An embrace of indeterminacy, nature will write our story, our choices, into the landscape as we face this most vulnerable moment of uncertainty.
Winner | Memorials for the Future
Sponsored by the National Park Service, National Capital Planning Commission, Van Alen Institute
Hains Point, Washington, D.C.
The proposed memorial is a public record of rising seas, a living observatory for an unfolding process toward an unknown future.
Continually becoming, the memorial commemorates present and future conditions. Climatic changes are poignant reminders of the generational impacts of our daily actions. Spatializing this moment of uncertainty and challenge, the memorial marks today’s shoreline as a function of past actions and future choices. Both extending and contracting our human experience of the temporal, nature authors its long unfolding on the land, upon which the past, present, and future are embedded together.
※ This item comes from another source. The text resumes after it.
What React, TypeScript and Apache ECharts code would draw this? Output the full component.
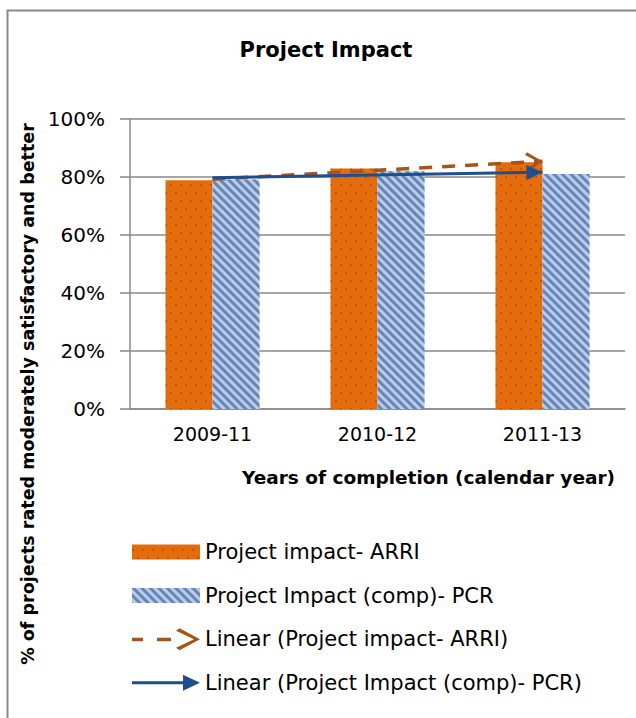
import React, { useEffect, useRef } from "react";
import * as echarts from "echarts";

const categories = ["2009-11", "2010-12", "2011-13"];
const arriValues = [78.9, 82.9, 85.1];
const pcrValues = [79.1, 82.0, 81.0];
const seriesNames = [
  "Project impact- ARRI",
  "Project Impact (comp)- PCR",
  "Linear (Project impact- ARRI)",
  "Linear (Project Impact (comp)- PCR)",
];
const chartTitle = "Project Impact";
const xTitle = "Years of completion (calendar year)";
const yTitle = "% of projects rated moderately satisfactory and better";

// least-squares trendline (as Excel's "Linear" trendline) evaluated at first and last category
function linearTrend(values: number[]): [number, number] {
  const n = values.length;
  const xs = values.map((_, i) => i);
  const mx = xs.reduce((a, b) => a + b, 0) / n;
  const my = values.reduce((a, b) => a + b, 0) / n;
  let num = 0;
  let den = 0;
  for (let i = 0; i < n; i++) {
    num += (xs[i] - mx) * (values[i] - my);
    den += (xs[i] - mx) * (xs[i] - mx);
  }
  const slope = num / den;
  const b = my - slope * mx;
  return [b, b + slope * (n - 1)];
}

const FONT = "DejaVu Sans";
const GRAY = "#898989";
const ORANGE = "#E46C0A";
const BROWN = "#A5541B";
const NAVY = "#1F4E8C";

export default function App() {
  const ref = useRef<HTMLDivElement>(null);
  useEffect(() => {
    if (!ref.current) return;
    const chart = echarts.init(ref.current, null, { renderer: "svg" });
    const arriTrend = linearTrend(arriValues);
    const pcrTrend = linearTrend(pcrValues);
    const last = categories.length - 1;

    const option: any = {
      animation: false,
      backgroundColor: "#ffffff",
      grid: { left: 130, right: 11, top: 119, bottom: 309, containLabel: false },
      xAxis: {
        type: "category",
        data: categories,
        axisLine: { show: true, lineStyle: { color: GRAY, width: 1.5 } },
        axisTick: { show: false },
        axisLabel: { color: "#000", fontFamily: FONT, fontSize: 19, margin: 15 },
      },
      yAxis: {
        type: "value",
        min: 0,
        max: 100,
        interval: 20,
        axisLine: { show: true, lineStyle: { color: GRAY, width: 1.5 } },
        axisTick: { show: true, length: 10, lineStyle: { color: GRAY, width: 1.5 } },
        splitLine: { show: true, lineStyle: { color: GRAY, width: 1.5 } },
        axisLabel: {
          color: "#000",
          fontFamily: FONT,
          fontSize: 20,
          margin: 25,
          formatter: "{value}%",
        },
      },
      legend: {
        orient: "vertical",
        left: 127,
        top: 536,
        itemWidth: 68,
        itemHeight: 22,
        itemGap: 21.6,
        selectedMode: false,
        itemStyle: { borderWidth: 0 },
        textStyle: { color: "#000", fontFamily: FONT, fontSize: 21, lineHeight: 22 },
        data: [
          { name: seriesNames[0], icon: "path://M0,0h68v15h-68z" },
          { name: seriesNames[1], icon: "path://M0,0h68v15h-68z" },
          {
            name: seriesNames[2],
            icon: "path://M0,9.5h11v3.5h-11z M25,9.5h14v3.5h-14z M44,2.5L47.5,0L68,11L47.5,22L44,19.5L62,11z",
          },
          { name: seriesNames[3], icon: "path://M0,6.5h52v3h-52z M51,0L68,8L51,16z" },
        ],
      },
      series: [
        {
          name: seriesNames[0],
          type: "bar",
          data: arriValues,
          barWidth: 47,
          barGap: "0%",
          itemStyle: {
            color: ORANGE,
            decal: {
              symbol: "circle",
              symbolSize: 0.8,
              color: "rgba(120,45,0,0.6)",
              dashArrayX: [
                [2, 8],
                [0, 5, 2, 3],
              ],
              dashArrayY: [2, 6],
            },
          },
          emphasis: { disabled: true },
        },
        {
          name: seriesNames[1],
          type: "bar",
          data: pcrValues,
          barWidth: 47,
          barGap: "0%",
          itemStyle: {
            color: "#C4CADB",
            decal: {
              symbol: "rect",
              symbolSize: 1,
              color: "#5D88C6",
              dashArrayX: [[1, 0]],
              dashArrayY: [3, 3],
              rotation: Math.PI / 4,
            },
          },
          emphasis: { disabled: true },
        },
        {
          name: seriesNames[2],
          type: "line",
          data: [],
          color: BROWN,
          lineStyle: { color: BROWN, width: 3 },
          markLine: {
            silent: true,
            symbol: ["none", "path://M11,0L22,19L19,21.5L11,6.5L3,21.5L0,19z"],
            symbolSize: [20, 17],
            symbolOffset: [0, [0, 8.5]],
            lineStyle: { color: BROWN, width: 3.5, type: [13, 10] },
            label: { show: false },
            emphasis: { disabled: true },
            data: [[{ coord: [0, arriTrend[0]] }, { coord: [last, arriTrend[1]] }]],
          },
        },
        {
          name: seriesNames[3],
          type: "line",
          data: [],
          color: NAVY,
          lineStyle: { color: NAVY, width: 3 },
          markLine: {
            silent: true,
            symbol: ["none", "triangle"],
            symbolSize: [15, 16],
            symbolOffset: [0, [0, 8]],
            lineStyle: { color: NAVY, width: 3, type: "solid" },
            label: { show: false },
            emphasis: { disabled: true },
            data: [[{ coord: [0, pcrTrend[0]] }, { coord: [last, pcrTrend[1]] }]],
          },
        },
      ],
      graphic: [
        {
          type: "rect",
          silent: true,
          shape: { x: 7.5, y: 10.5, width: 800, height: 900 },
          style: { fill: "none", stroke: GRAY, lineWidth: 2 },
        },
        {
          type: "text",
          x: 326,
          y: 50,
          style: {
            text: chartTitle,
            fontFamily: FONT,
            fontWeight: "bold",
            fontSize: 21,
            fill: "#000",
            align: "center",
            verticalAlign: "middle",
          },
        },
        {
          type: "text",
          x: 615,
          y: 477,
          style: {
            text: xTitle,
            fontFamily: FONT,
            fontWeight: "bold",
            fontSize: 18.5,
            fill: "#000",
            align: "right",
            verticalAlign: "middle",
          },
        },
        {
          type: "text",
          x: 28,
          y: 394,
          rotation: Math.PI / 2,
          style: {
            text: yTitle,
            fontFamily: FONT,
            fontWeight: "bold",
            fontSize: 17.5,
            fill: "#000",
            align: "center",
            verticalAlign: "middle",
          },
        },
      ],
    };
    chart.setOption(option);
    return () => chart.dispose();
  }, []);
  return (
    <div
      ref={ref}
      style={{ position: "absolute", left: 0, top: 0, width: 636, height: 718 }}
    />
  );
}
Climate Chronograph is slow, offering us an opportunity to shift our current, accelerationist thinking into a longer multi-generational time frame. Locals may witness a gradual progression of rising seas, whereas out-of-town visitors may never experience the same memorial twice. Imagine a young American’s staple eighth-grade trip to Washington, D.C.: one row of inundated trees. During a college protest: three flooded rows. When she returns later in life with her children: seven rows of rampikes. Transformation of the memorial mirrors transformation in the world, and bears witness to the changes wrought on a landscape over time. When our children and our children’s children visit, it becomes a legible demonstration of generational-paced change.